Leaders of the growing tobacco-manufacturing town of Winston organized the Winston-Salem Street Railway Company on March 11, 1889, a little more than a month after Asheville opened its system. On July 14, 1890, the Salem Band played and crowds cheered as the first cars rolled down the tracks. Frank J. Sprague, who probably designed the system, attended the celebration. The north-south line ran from the courthouse in Winston down Main Street through Salem, further uniting the two towns. Another line from the courthouse extended west one mile to the new, three-story, Zinzendorf Hotel.

Streetcar cars ran from the courthouse in every direction by 1907, close to reaching the system's maximum size of forty-three trolleys using nine miles of track, operating on ten-minute schedules. Even though the Zinzendorf Hotel had been destroyed by fire in 1892, the availability of the streetcar helped to spur growth of the West End neighborhood on the sloping hills beyond the hotel site. Nissen Park was built at the end of the South Main Street line. Tracks out Liberty Street to the north led to Piedmont Fair Grounds and east along Third Street to City Hospital.

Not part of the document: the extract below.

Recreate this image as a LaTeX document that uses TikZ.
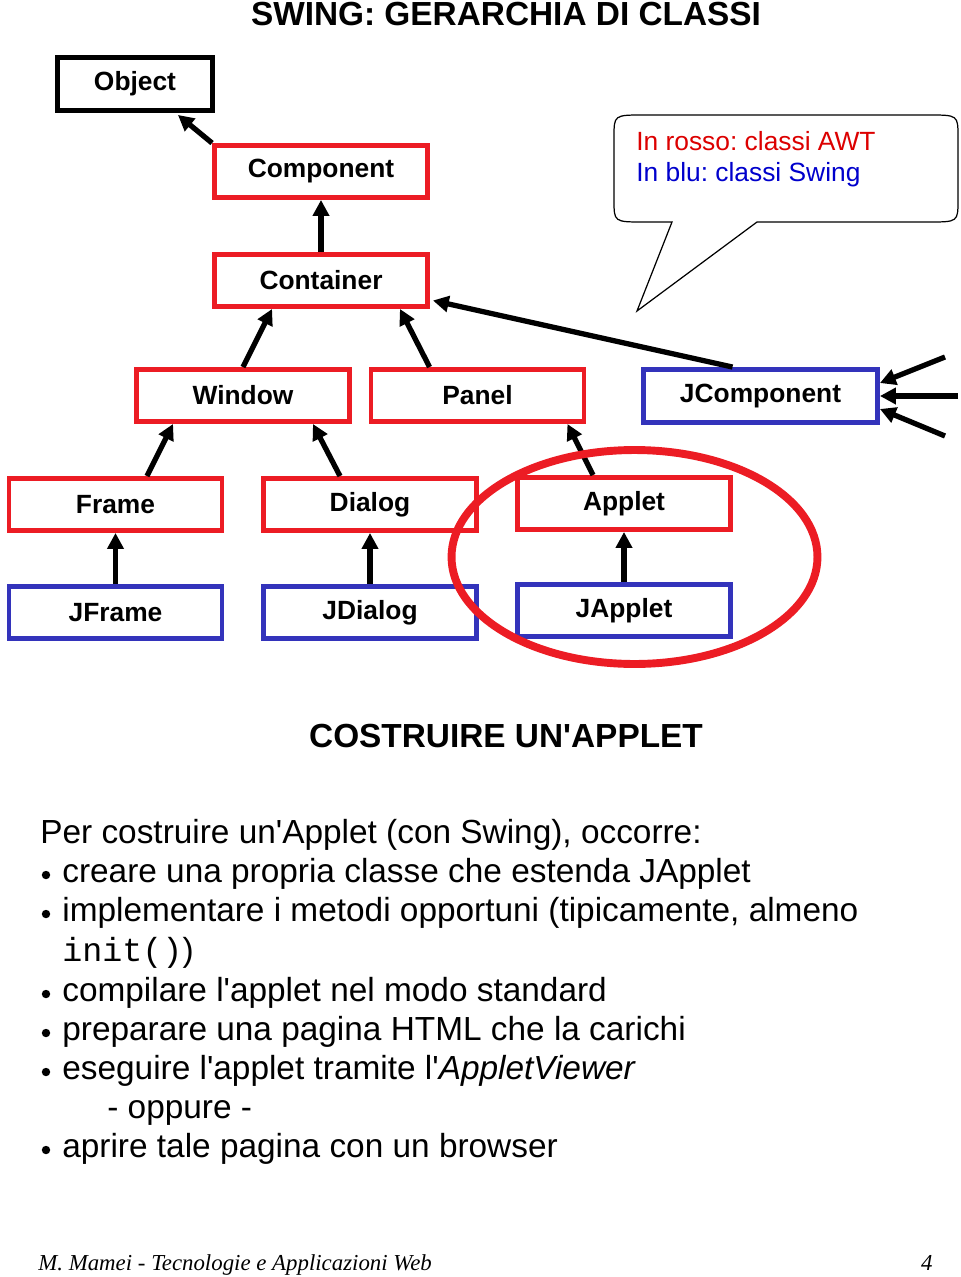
\documentclass[tikz,border=0pt]{standalone}
\usepackage{fontspec}
\setmainfont{Liberation Sans}
\setmonofont{Liberation Mono}
\newfontfamily\footfont{Liberation Serif}
\usetikzlibrary{arrows.meta,calc}
\definecolor{awtred}{RGB}{236,28,36}
\definecolor{swgblue}{RGB}{51,51,187}
\definecolor{txtred}{RGB}{220,0,0}
\definecolor{txtblue}{RGB}{0,0,204}
\newcommand\apo{\textquotesingle}
\frenchspacing
\begin{document}
\begin{tikzpicture}[x=0.02cm,y=-0.02cm,
  box/.style={draw,line width=2.8pt,minimum width=4.26cm,minimum height=1.04cm,
    inner sep=0pt,font=\fontsize{15}{18}\selectfont\bfseries},
  awt/.style={box,draw=awtred},
  swg/.style={box,draw=swgblue},
  arr/.style={line width=3pt,-{Triangle[length=9pt,width=9pt]}},
  txt/.style={anchor=base west,inner sep=0pt,font=\fontsize{19}{22}\selectfont}]
\useasboundingbox (0,0) rectangle (960,1277);
% titolo
\node[anchor=base,inner sep=0pt,font=\fontsize{19}{22}\selectfont\bfseries] (title) at (506,26) {SWING: GERARCHIA DI CLASSI};
% classi
\node[box,draw=black,minimum width=3.1cm,minimum height=1.06cm] (obj) at (135,84) {Object};
\node[awt] (cmp) at (321,171.5) {Component};
\node[awt] (cnt) at (321,280.5) {Container};
\node[awt] (win) at (243,395.5) {Window};
\node[awt] (pan) at (477.5,395.5) {Panel};
\node[swg,minimum width=4.68cm,minimum height=1.06cm] (jcmp) at (760.5,396) {JComponent};
\node[awt] (frm) at (115.5,504.5) {Frame};
\node[awt] (dlg) at (370,504.5) {Dialog};
\node[awt] (app) at (624,503.5) {Applet};
\node[swg] (jfrm) at (115.5,612.5) {JFrame};
\node[swg] (jdlg) at (370,612.5) {JDialog};
\node[swg] (japp) at (624,610.5) {JApplet};
% ereditarieta'
\draw[arr] (cmp.north west) -- ($(obj.south east)+(-37,2)$);
\draw[arr] (cnt.north) -- (cmp.south);
\draw[arr] (win.north) -- ($(cnt.south west)+(60,0)$);
\draw[arr] ($(pan.north west)+(61,0)$) -- ($(cnt.south east)+(-30,0)$);
\draw[arr] ($(jcmp.north)+(-28,0)$) -- ($(cnt.east)+(3,20)$);
\draw[arr] ($(frm.north)+(31.5,0)$) -- ($(win.south west)+(39,0)$);
\draw[arr] ($(dlg.north)+(-30,0)$) -- ($(win.south east)+(-39,0)$);
\draw[arr] ($(app.north)+(-31,0)$) -- ($(pan.south east)+(-19,0)$);
\draw[arr] (jfrm.north) -- (frm.south);
\draw[arr] (jdlg.north) -- (dlg.south);
\draw[arr] (japp.north) -- (app.south);
\coordinate (in1) at (945,357);
\coordinate (in2) at (958,396);
\coordinate (in3) at (945,436);
\draw[arr] (in1) -- ($(jcmp.east)+(0,-13)$);
\draw[arr] (in2) -- (jcmp.east);
\draw[arr] (in3) -- ($(jcmp.east)+(0,13)$);
\draw[awtred,line width=4.5pt] (634.5,557) ellipse [x radius=3.66cm,y radius=2.14cm];
% fumetto
\draw[line width=0.7pt] (672,222) -- (637,311) -- (757,222) -- (928,222)
  .. controls (958,222) .. (958,200) -- (958,137) .. controls (958,115) .. (928,115)
  -- (644,115) .. controls (614,115) .. (614,137) -- (614,200)
  .. controls (614,222) .. (644,222) -- cycle;
\node[anchor=base west,inner sep=0pt,font=\fontsize{15}{18}\selectfont,text=txtred] (awtnote) at (636,151) {In rosso: classi AWT};
\node[anchor=base west,inner sep=0pt,font=\fontsize{15}{18}\selectfont,text=txtblue] (swgnote) at (636,182) {In blu: classi Swing};
% testo
\node[anchor=base,inner sep=0pt,font=\fontsize{19}{22}\selectfont\bfseries] (head) at (506,747) {COSTRUIRE UN\apo APPLET};
\node[txt] (l0) at (40,843) {Per costruire un\apo Applet (con Swing), occorre:};
\node[txt] (l1) at (62,882) {creare una propria classe che estenda JApplet};
\node[txt] (l2) at (62,921) {implementare i metodi opportuni (tipicamente, almeno};
\node[txt] (l3) at (62,961) {\texttt{init()})};
\node[txt] (l4) at (62,1001) {compilare l\apo applet nel modo standard};
\node[txt] (l5) at (62,1040) {preparare una pagina HTML che la carichi};
\node[txt] (l6) at (62,1079) {eseguire l\apo applet tramite l\apo\textit{AppletViewer}};
\node[txt] (l7) at (107,1118) {- oppure -};
\node[txt] (l8) at (62,1157) {aprire tale pagina con un browser};
\foreach \y in {882,921,1001,1040,1079,1157}
  \fill (46,\y-7) circle (2.4pt);
% pie' di pagina
\node[anchor=base west,inner sep=0pt,font=\footfont\itshape\fontsize{13}{15}\selectfont] (foot) at (38,1270) {M. Mamei - Tecnologie e Applicazioni Web};
\node[anchor=base east,inner sep=0pt,font=\footfont\itshape\fontsize{13}{15}\selectfont] (page) at (933,1270) {4};
\end{tikzpicture}
\end{document}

In 1891, after one year of streetcar service, the Winston-Salem Street Railway Company merged with the local electric utility to form the Winston-Salem Railway and Electric Company. Later in the decade industrialist Henry E. Fries founded the Fries Manufacturing and Power Company, which owned both the streetcar system and the area's electrical network.[19 In 1913, however, the company was sold to Southern Public Utilities Company, a subsidiary of Southern Power (forerunner of Duke Power) in Charlotte.



I have been unable to find more about Nissen Park at this time BUT I found one article with a list of a 'Band' and dates/places they would be performing. Nissen Park 1901-August 10th - Performed at Nissen Park. Also 1914.